Só com o acordo firmado com o Bloco, Sócrates apresentaria a demissão e, em simultâneo a nova solução governativa. Cavaco não teria margem para recusar um governo de maioria. Nem Jorge Sampaio o fez quando Durão Barroso fugiu para Bruxelas e deu uma oportunidade a Santana Lopes.
É claro que os bancos entravam em pânico com o governo PS-BE mas logo amansariam quando fossem eles a precisar de dinheiro (já sem falar no espectro de uma segunda nacionalização, que não foi só o gonçalvismo a fazer mas também Mitterrand em 1981).

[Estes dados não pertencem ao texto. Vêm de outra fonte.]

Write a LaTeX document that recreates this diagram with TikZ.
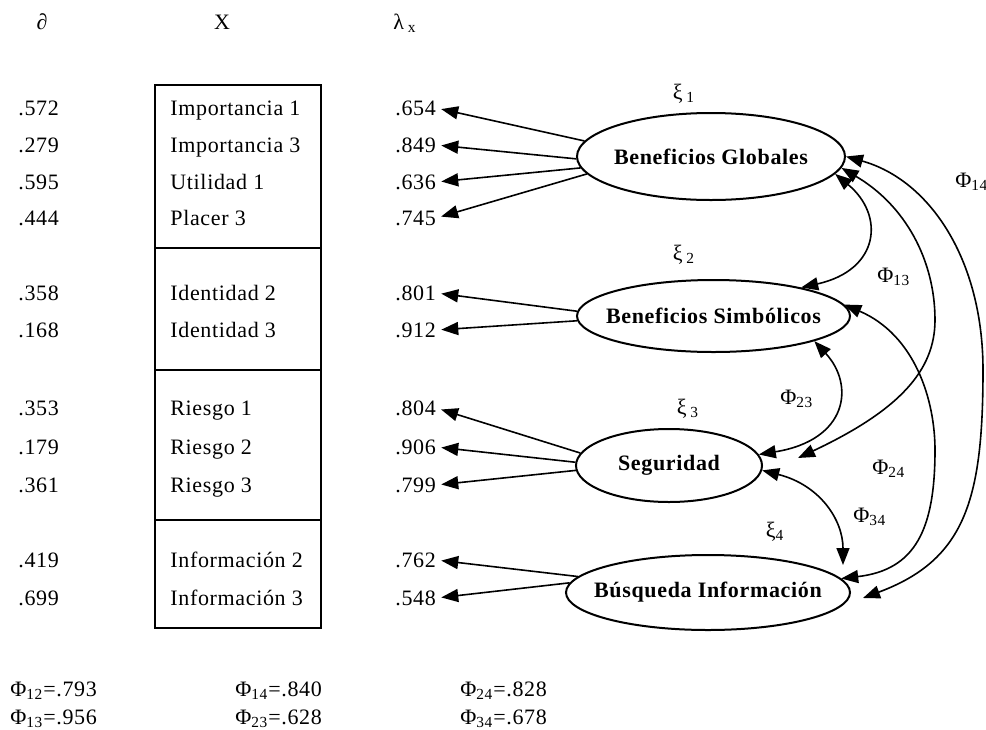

É claro que a Europa ficava tremeliques com a solução portuguesa mas depois talvez achasse piada à esquerda caviar. E a senhora Merkel poderia desabar em Bruxelas que se fossem os comunistas era muito pior...
O medo do desconhecido
Loucura total? O medo do desconhecido há muito que mata à nascença soluções nunca experimentadas. A começar, claro, na cabeça de Sócrates e de Francisco Louçã. É por isso que foram ambos derrotados nas legislativas de 2011 (em mais uma sábia lição eleitoral dos portugueses). Talvez seja por isso que Sócrates foi a correr para Sciences Po. Pode ter-se tornado um homem diferente quando Ricardo Salgado lhe fechou a torneira e ordenou que pedisse ajuda financeira. A dar valor ao mandato conferido pelos portugueses e a políticas de Estado a sério, sem jogos e manobras constantes. É claro que já não vai a tempo porque "a mesma água não passa duas vezes por baixo da mesma ponte". Fica-lhe para realização pessoal. Quanto a Louçã vai andar por cá, igual a si próprio, empedernido, perito na blague e nos trocadilhos, a perseguir os dois dígitos de deputados. Um curso de Sciences Po não lhe serviria para nada.